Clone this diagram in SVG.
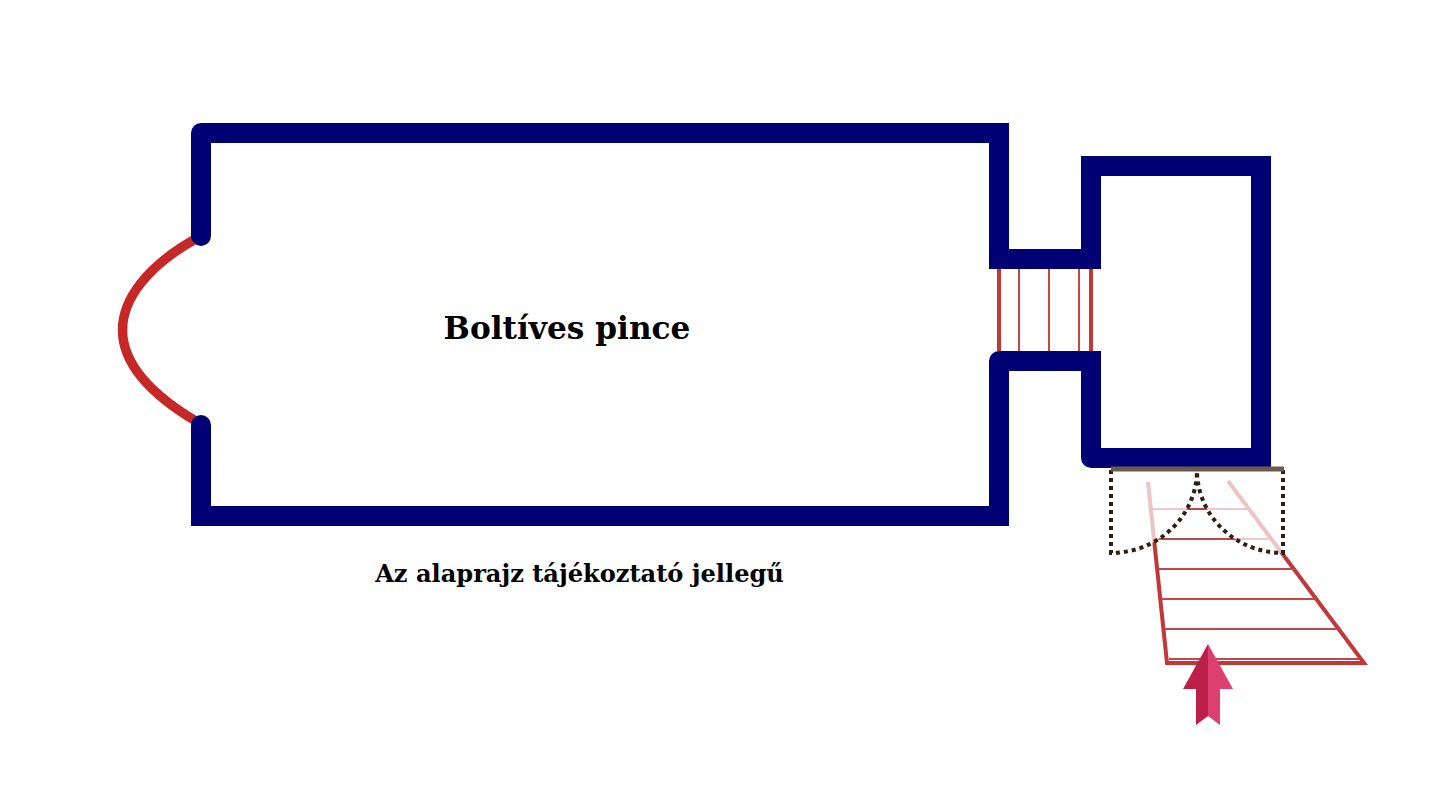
<svg xmlns="http://www.w3.org/2000/svg" width="1440" height="800" viewBox="0 0 1440 800">
<style>
.wall{fill:none;stroke:#000075;stroke-width:20;stroke-linejoin:miter;stroke-linecap:butt}
.rnd{stroke-linejoin:round;stroke-linecap:round}
.step{fill:none;stroke:#c0474a;stroke-width:2}
.edge{fill:none;stroke:#c23838;stroke-width:4}
.door{fill:#fff;fill-opacity:.7;stroke:#2e1f16;stroke-width:4;stroke-dasharray:4 4}
text{font-family:"DejaVu Serif",serif;font-weight:bold;fill:#000;text-anchor:middle}
</style>
<g id="arc"><path d="M199,237 C146,266 122.500,300 122.500,330 C122.500,360 146,392 199,423" fill="none" stroke="#c62828" stroke-width="9.500"/></g>
<g id="corridor-steps">
<path class="edge" d="M999,269V351M1091,269V351"/>
<path class="step" d="M1019,269V351M1049,269V351M1079,269V351"/>
</g>
<g id="walls">
<path class="wall" d="M201,470 V516 H999 V400"/>
<path class="wall" d="M300,133 H999 V259 H1091 V166 H1261 V458 H1120"/>
<path class="wall" d="M1040,361 H1091 V420"/>
<path class="wall rnd" d="M201,236 V133 H300"/>
<path class="wall rnd" d="M201,425 V470"/>
<path class="wall rnd" d="M1040,361 H999 V400"/>
<path class="wall rnd" d="M1120,458 H1091 V420"/>
</g>
<g id="entry-stairs">
<path class="edge" d="M1148,482 L1167,663 H1364 L1228,481"/>
<path class="step" d="M1152,509H1248M1155,539H1271M1158,569H1293M1161,599H1316M1165,629H1338M1169,659H1360"/>
</g>
<g id="doors">
<path class="door" d="M1111,470 V553 A86,83 0 0 0 1197,470"/>
<path class="door" d="M1283,470 V553 A86,83 0 0 1 1197,470"/>
<path d="M1111,469 H1284" stroke="#6d5a4e" stroke-width="5" fill="none"/>
</g>
<g id="arrow">
<path d="M1208,644 L1183,689 H1196 V725 L1208,716Z" fill="#bb1f4a"/>
<path d="M1208,644 L1233,689 H1220 V725 L1208,716Z" fill="#dd4070"/>
</g>
<g id="label-room"><text x="567" y="339" font-size="31.200">Boltíves pince</text></g>
<g id="label-note"><text x="579.500" y="582" font-size="24.100">Az alaprajz tájékoztató jellegű</text></g>
</svg>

====

== Request ==
Extract the full listing exactly, with the pictures left out.

== Final result ==
Clone this diagram in SVG.
<svg xmlns="http://www.w3.org/2000/svg" width="1440" height="800" viewBox="0 0 1440 800">
<style>
.wall{fill:none;stroke:#000075;stroke-width:20;stroke-linejoin:miter;stroke-linecap:butt}
.rnd{stroke-linejoin:round;stroke-linecap:round}
.step{fill:none;stroke:#c0474a;stroke-width:2}
.edge{fill:none;stroke:#c23838;stroke-width:4}
.door{fill:#fff;fill-opacity:.7;stroke:#2e1f16;stroke-width:4;stroke-dasharray:4 4}
text{font-family:"DejaVu Serif",serif;font-weight:bold;fill:#000;text-anchor:middle}
</style>
<g id="arc"><path d="M199,237 C146,266 122.500,300 122.500,330 C122.500,360 146,392 199,423" fill="none" stroke="#c62828" stroke-width="9.500"/></g>
<g id="corridor-steps">
<path class="edge" d="M999,269V351M1091,269V351"/>
<path class="step" d="M1019,269V351M1049,269V351M1079,269V351"/>
</g>
<g id="walls">
<path class="wall" d="M201,470 V516 H999 V400"/>
<path class="wall" d="M300,133 H999 V259 H1091 V166 H1261 V458 H1120"/>
<path class="wall" d="M1040,361 H1091 V420"/>
<path class="wall rnd" d="M201,236 V133 H300"/>
<path class="wall rnd" d="M201,425 V470"/>
<path class="wall rnd" d="M1040,361 H999 V400"/>
<path class="wall rnd" d="M1120,458 H1091 V420"/>
</g>
<g id="entry-stairs">
<path class="edge" d="M1148,482 L1167,663 H1364 L1228,481"/>
<path class="step" d="M1152,509H1248M1155,539H1271M1158,569H1293M1161,599H1316M1165,629H1338M1169,659H1360"/>
</g>
<g id="doors">
<path class="door" d="M1111,470 V553 A86,83 0 0 0 1197,470"/>
<path class="door" d="M1283,470 V553 A86,83 0 0 1 1197,470"/>
<path d="M1111,469 H1284" stroke="#6d5a4e" stroke-width="5" fill="none"/>
</g>
<g id="arrow">
<path d="M1208,644 L1183,689 H1196 V725 L1208,716Z" fill="#bb1f4a"/>
<path d="M1208,644 L1233,689 H1220 V725 L1208,716Z" fill="#dd4070"/>
</g>
<g id="label-room"><text x="567" y="339" font-size="31.200">Boltíves pince</text></g>
<g id="label-note"><text x="579.500" y="582" font-size="24.100">Az alaprajz tájékoztató jellegű</text></g>
</svg>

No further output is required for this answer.